While sport appeared politically neutral, the government hoped to benefit from these visits. Prior to Arsenal’s 1954 visit to the Soviet Union, the British embassy advised that, “we should urge on the Football Association that they should send out a really first class team, ensure that they are in good condition and that they do not drink too much … This will, at least, ensure that we put up a credible performance”.

Arsenal’s visit was seen as being of national importance, and the government acted to prevent defeat in the sporting arena. A British embassy “scout” even sent a report on the Moscow clubs tactics’ on the basis that “a few remarks … about the standard and tactics of the club teams they will meet may be of interest and of possible help to the British team”.

However, even with the state’s advice, Arsenal lost their match to Moscow Dynamo, 5-0 – a “massacre”, according to the Mirror and Express newspapers – before losing 2-1 to Spartak Moscow in London in November 1954. The limited encounters available to Britons were often regulated by their own government and the Soviet state but they still played a broader role in waging the cultural cold war.

Sporting diplomacy

The next year, the Wolverhampton Wanderers, who were first division champions in 1954 and finished second in 1955, visited the USSR. They took around 100 supporters to Moscow with them, along with both print and broadcast journalists. Though newsreels showed Wolves losing 3-0 to Spartak Moscow, and 3-2 to Moscow Dynamo, a more revealing clip introduced Moscow itself. As Russia will this year, the USSR presented its best face. When the team visited the Kremlin the Pathé voiceover noted that their cameraman was “the first British newsreel man to be allowed inside its towering walls”.

Shots of a giant cannon, Red Square and the mausoleums of Lenin and Stalin completed the tourist iconography of communist Moscow. Outside Lenin’s tomb, British viewers were given a rare glimpse of the Soviet population including “farmers from Kazakhstan and Mongolia”, which helped to reinforce a sense of difference between Britain and the USSR. The commentary concluded with “Surely the iron curtain is melting away at last; may it never return”.
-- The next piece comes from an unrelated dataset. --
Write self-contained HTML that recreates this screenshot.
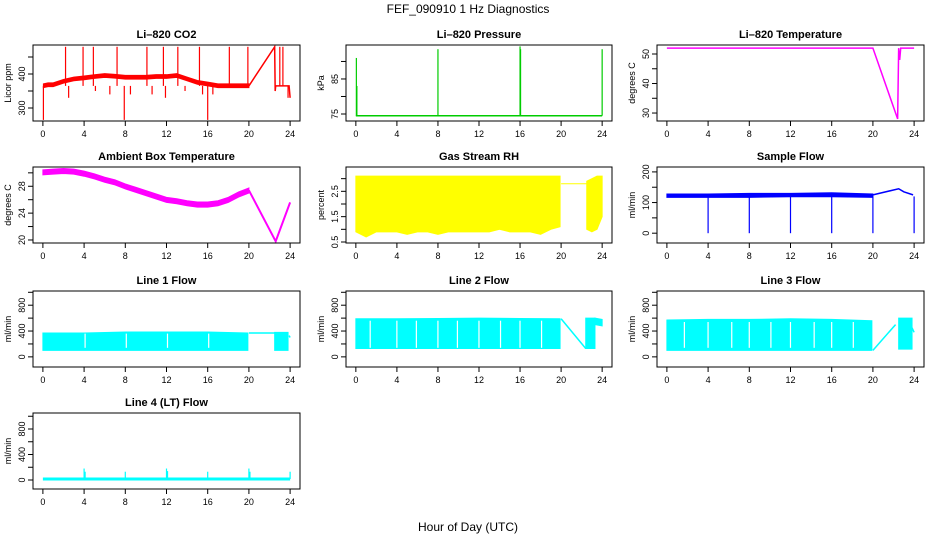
<!DOCTYPE html>
<html><head><meta charset="utf-8"><style>
body{margin:0;background:#fff;}
svg{display:block;font-family:"Liberation Sans",sans-serif;}
</style></head><body>
<svg id="fig" width="936" height="540" viewBox="0 0 936 540">
<text x="468" y="13" text-anchor="middle" font-size="12">FEF_090910  1 Hz Diagnostics</text>
<text x="468" y="531" text-anchor="middle" font-size="12">Hour of Day (UTC)</text>
</svg>
<script>
// ---- data ----
const xTicks = [0,4,8,12,16,20,24];
// CO2
const co2Times = [0.05,0.5,1,2,3,4,5,6,7,8,9,10,11,12,13,14,15,16,17,18,19,20];
const co2Vals  = [365,368,368,378,385,388,392,395,393,390,390,390,392,392,395,385,375,370,365,365,365,365];
const co2Line = [[20,365],[22.5,480],[22.55,350],[22.6,365],[23.9,365],[24,330]];
const co2Spikes = [[0.05,265],[2.2,480],[2.5,330],[3.9,480],[4.9,480],[5.1,350],[6.5,340],[7.2,480],[7.9,265],[8.5,340],[10.1,480],[10.6,340],[11.7,480],[11.9,330],[13.1,480],[13.8,350],[15.2,480],[15.5,340],[16,265],[16.5,340],[18.1,480],[19.9,480],[23,480],[23.3,480],[23.8,330]];
// Pressure
const presLine = [[0,74.5],[24,74.5]];
const presSpikes = [[0.05,91],[0.1,83],[8,93.5],[16,94.3],[16.05,93.5],[24,93.5]];
// Li-820 temperature
const tempLine = [[0,52],[20,52],[22.4,28],[22.5,52],[22.6,48],[22.7,52],[24,52]];
// Ambient
const ambTimes = [0,1,2,3,4,5,6,7,8,9,10,11,12,13,14,15,16,17,18,19,20];
const ambVals  = [30.1,30.2,30.3,30.2,29.9,29.5,29.0,28.6,28.0,27.5,27.0,26.5,26.0,25.8,25.5,25.3,25.3,25.5,26.0,26.8,27.4];
const ambLine = [[20,27.4],[22.6,19.8],[24,25.6]];
// RH
const rhTimes = [0,1,2,3,4,5,6,7,8,9,10,11,12,13,14,15,16,17,18,19,19.9];
const rhLow   = [0.9,0.7,0.9,0.9,0.9,0.8,0.9,0.9,0.8,0.9,0.9,0.9,0.9,0.9,1.0,0.9,0.9,0.9,0.8,1.0,1.1];
const rhHigh  = [3.1,3.1,3.1,3.1,3.1,3.1,3.1,3.1,3.1,3.1,3.1,3.1,3.1,3.1,3.1,3.1,3.1,3.1,3.1,3.1,3.1];
const rhLine = [[20,2.8],[22.5,2.8]];
const rhTimes2 = [22.5,23,23.5,24];
const rhLow2 = [1.0,0.9,1.0,1.5];
const rhHigh2 = [2.9,3.0,3.1,3.1];
// Sample flow
const sfTimes = [0,4,8,12,16,20];
const sfLow = [117,117,117,119,119,117];
const sfHigh = [128,128,130,130,132,128];
const sfLine = [[20,125],[22.5,145],[23,135],[23.9,125]];
const sfSpikes = [[4,0],[8,0],[12,0],[16,0],[20,0],[24,0]];
// Line flows
const l1Times = [0,4,8,12,16,19.9]; const l1Low=[100,100,100,100,100,100]; const l1High=[370,370,385,385,385,370];
const l1Line = [[20,370],[22.5,370]]; const l1Times2=[22.5,23.8]; const l1Low2=[100,100]; const l1High2=[380,380];
const l2Times = [0,4,8,12,16,19.9]; const l2Low=[130,130,130,130,130,130]; const l2High=[590,590,595,600,595,590];
const l2Line = [[20,590],[22.4,130]]; const l2Times2=[22.4,23.3]; const l2Low2=[130,130]; const l2High2=[600,600];
const l3Times = [0,4,8,12,16,19.9]; const l3Low=[100,100,100,100,100,100]; const l3High=[570,580,580,590,580,560];
const l3Line = [[20,100],[22.2,500]]; const l3Times2=[22.5,23.8]; const l3Low2=[120,120]; const l3High2=[600,600];
const flowGaps = [4,8,12,16];
const l4Line = [[0,15],[24,15]];
const l4Spikes = [[4,180],[4.1,130],[8,130],[12,180],[12.1,140],[16,130],[20,180],[20.1,130],[24,130]];

const svg = document.getElementById('fig');
const NS = 'http://www.w3.org/2000/svg';
function el(tag, attrs, parent){const e=document.createElementNS(NS,tag);for(const k in attrs)e.setAttribute(k,attrs[k]);(parent||svg).appendChild(e);return e;}

function panel(cfg){
  const g = el('g',{});
  
  
  const L=cfg.x0,R=cfg.x1,T=cfg.y0,B=cfg.y0+76;
  const X=t=>L+(t+0.96)/(25.92)*(R-L);
  const Y=v=>B-(v-cfg.lo)/(cfg.hi-cfg.lo)*(B-T);
  const c=cfg.color;
  const title=el('text',{x:(L+R)/2,y:T-7,'text-anchor':'middle','font-size':11,'font-weight':'bold'},g);
  title.textContent=cfg.title;
  
  
  (cfg.bands||[]).forEach(b=>{
    const [ts,lo,hi]=b;
    let pts=ts.map((t,i)=>X(t)+','+Y(hi[i])).concat(ts.map((t,i)=>X(t)+','+Y(lo[i])).reverse());
    const p=el('polygon',{points:pts.join(' '),fill:c,stroke:c,'stroke-width':1},g);
    
    
  });
  (cfg.gaps||[]).forEach(t=>{
    const p=el('line',{x1:X(t)+1,x2:X(t)+1,y1:Y(cfg.gapRange[0]),y2:Y(cfg.gapRange[1]),stroke:'#fff','stroke-width':1.2},g);
    
    
  });
  (cfg.lines||[]).forEach(ln=>{
    const p=el('polyline',{points:ln.map(d=>X(d[0])+','+Y(d[1])).join(' '),fill:'none',stroke:c,'stroke-width':cfg.lw||1.5},g);
    
    
  });
  (cfg.spikes||[]).forEach(s=>{
    const p=el('line',{x1:X(s[0]),x2:X(s[0]),y1:Y(cfg.base),y2:Y(s[1]),stroke:c,'stroke-width':1.2},g);
    
    
  });
  const bx=el('rect',{x:L,y:T,width:R-L,height:B-T,fill:'none',stroke:'#000','stroke-width':1},g);
  
  
  el('line',{x1:X(0),x2:X(24),y1:B,y2:B,stroke:'#000'},g);
  xTicks.forEach(t=>{
    el('line',{x1:X(t),x2:X(t),y1:B,y2:B+5,stroke:'#000'},g);
    const tx=el('text',{x:X(t),y:B+16,'text-anchor':'middle','font-size':9},g);
    tx.textContent=t;
    
    
  });
  const yt=cfg.yticks;
  el('line',{x1:L,x2:L,y1:Y(yt[0]),y2:Y(yt[yt.length-1]),stroke:'#000'},g);
  yt.forEach(v=>{
    el('line',{x1:L-5,x2:L,y1:Y(v),y2:Y(v),stroke:'#000'},g);
    if(cfg.ylabels.includes(v)){
      const tx=el('text',{x:0,y:0,'text-anchor':'middle','font-size':9,transform:`translate(${L-8},${Y(v)}) rotate(-90)`},g);
      tx.textContent=v;
      
      
    }
  });
  const yl=el('text',{x:0,y:0,'text-anchor':'middle','font-size':9,transform:`translate(${L-22},${(T+B)/2}) rotate(-90)`},g);
  yl.textContent=cfg.ylab;
  
  
}
const C1=[33,300],C2=[346,612],C3=[657,924],R1=45,R2=167,R3=291,R4=413;
const co2Lo=co2Vals.map(v=>v-5), co2Hi=co2Vals.map(v=>v+6);
const ambLo=ambVals.map(v=>v-0.4), ambHi=ambVals.map(v=>v+0.35);
const flowTicks=[0,200,400,600,800,1000];
panel({name:'co2-panel',title:'Li–820 CO2',x0:C1[0],x1:C1[1],y0:R1,lo:261.8,hi:485.3,color:'#ff0000',base:365,
  bands:[[co2Times,co2Lo,co2Hi]],lines:[co2Line],spikes:co2Spikes,yticks:[300,350,400,450],ylabels:[300,400],ylab:'Licor ppm'});
panel({name:'pressure-panel',title:'Li–820 Pressure',x0:C2[0],x1:C2[1],y0:R1,lo:73,hi:94.7,color:'#00cc00',base:74.5,
  lines:[presLine],spikes:presSpikes,yticks:[75,80,85,90],ylabels:[75,85],ylab:'kPa'});
panel({name:'li820-temperature-panel',title:'Li–820 Temperature',x0:C3[0],x1:C3[1],y0:R1,lo:27.3,hi:53.05,color:'#ff00ff',
  lines:[tempLine],yticks:[30,35,40,45,50],ylabels:[30,40,50],ylab:'degrees C'});
panel({name:'ambient-temperature-panel',title:'Ambient Box Temperature',x0:C1[0],x1:C1[1],y0:R2,lo:19.55,hi:30.87,color:'#ff00ff',lw:2,
  bands:[[ambTimes,ambLo,ambHi]],lines:[ambLine],yticks:[20,22,24,26,28,30],ylabels:[20,24,28],ylab:'degrees C'});
panel({name:'rh-panel',title:'Gas Stream RH',x0:C2[0],x1:C2[1],y0:R2,lo:0.46,hi:3.46,color:'#ffff00',lw:1,
  bands:[[rhTimes,rhLow,rhHigh],[rhTimes2,rhLow2,rhHigh2]],lines:[rhLine],yticks:[0.5,1,1.5,2,2.5,3],ylabels:[0.5,1.5,2.5],ylab:'percent'});
panel({name:'sample-flow-panel',title:'Sample Flow',x0:C3[0],x1:C3[1],y0:R2,lo:-32,hi:216,color:'#0000ff',base:120,
  bands:[[sfTimes,sfLow,sfHigh]],lines:[sfLine],spikes:sfSpikes,yticks:[0,50,100,150,200],ylabels:[0,100,200],ylab:'ml/min'});
panel({name:'line1-flow-panel',title:'Line 1 Flow',x0:C1[0],x1:C1[1],y0:R3,lo:-157,hi:1020,color:'#00ffff',gaps:flowGaps,gapRange:[140,360],
  bands:[[l1Times,l1Low,l1High],[l1Times2,l1Low2,l1High2]],lines:[l1Line,[[23.9,330],[24,300]]],yticks:flowTicks,ylabels:[0,400,800],ylab:'ml/min'});
panel({name:'line2-flow-panel',title:'Line 2 Flow',x0:C2[0],x1:C2[1],y0:R3,lo:-157,hi:1020,color:'#00ffff',gaps:[1.3,3.9,5.8,7.9,9.8,11.9,14,15.9,18],gapRange:[140,560],
  bands:[[l2Times,l2Low,l2High],[l2Times2,l2Low2,l2High2],[[23.3,24],[500,480],[600,580]]],lines:[l2Line],yticks:flowTicks,ylabels:[0,400,800],ylab:'ml/min'});
panel({name:'line3-flow-panel',title:'Line 3 Flow',x0:C3[0],x1:C3[1],y0:R3,lo:-157,hi:1020,color:'#00ffff',gaps:[1.6,3.9,6.2,7.9,10,11.9,14.2,15.9,18],gapRange:[140,540],
  bands:[[l3Times,l3Low,l3High],[l3Times2,l3Low2,l3High2]],lines:[l3Line,[[23.8,450],[24,380]]],yticks:flowTicks,ylabels:[0,400,800],ylab:'ml/min'});
panel({name:'line4-flow-panel',title:'Line 4 (LT) Flow',x0:C1[0],x1:C1[1],y0:R4,lo:-141,hi:1051,color:'#00ffff',base:15,lw:3,
  lines:[l4Line],spikes:l4Spikes,yticks:flowTicks,ylabels:[0,400,800],ylab:'ml/min'});
</script>
</body></html>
These images of Moscow raised hopes of better relations with the USSR and the possibility of an end to the Cold War. Individual contacts warmed relations, even if the British teams’ failings suggested the communists were ahead in sporting prowess. And so it was left to the national side to redress the balance.

By 1958, following the Soviet suppression of the Hungarian uprising and the deepening Berlin Crisis, the thaw was over. That year England took on the USSR four times. Holiday company Morlands even offered supporters “a special cruise with five days in the USSR to see the international football match in Moscow”.

Draws in that friendly, and the group stages of the World Cup in Sweden were compounded when the Soviets won a play-off to send England out. Cold War sporting parity was restored, however, when the English won an autumn friendly 5-0 – described by the Daily Express as being “hammered and sickled”, with suggestions that Russian players would now be forced to work in salt mines. As the Cold War re-froze the conflict trickled into the sports reports.

While football became a proxy for the Cold War in the 1950s it also allowed sports fans to learn about the enigmatic country behind the iron curtain. As Britain’s global position is once more changing, and Russia is portrayed as posing a direct threat, more understanding between the respective countries might lead politicians to question how to approach international diplomacy as people from different cultures mix.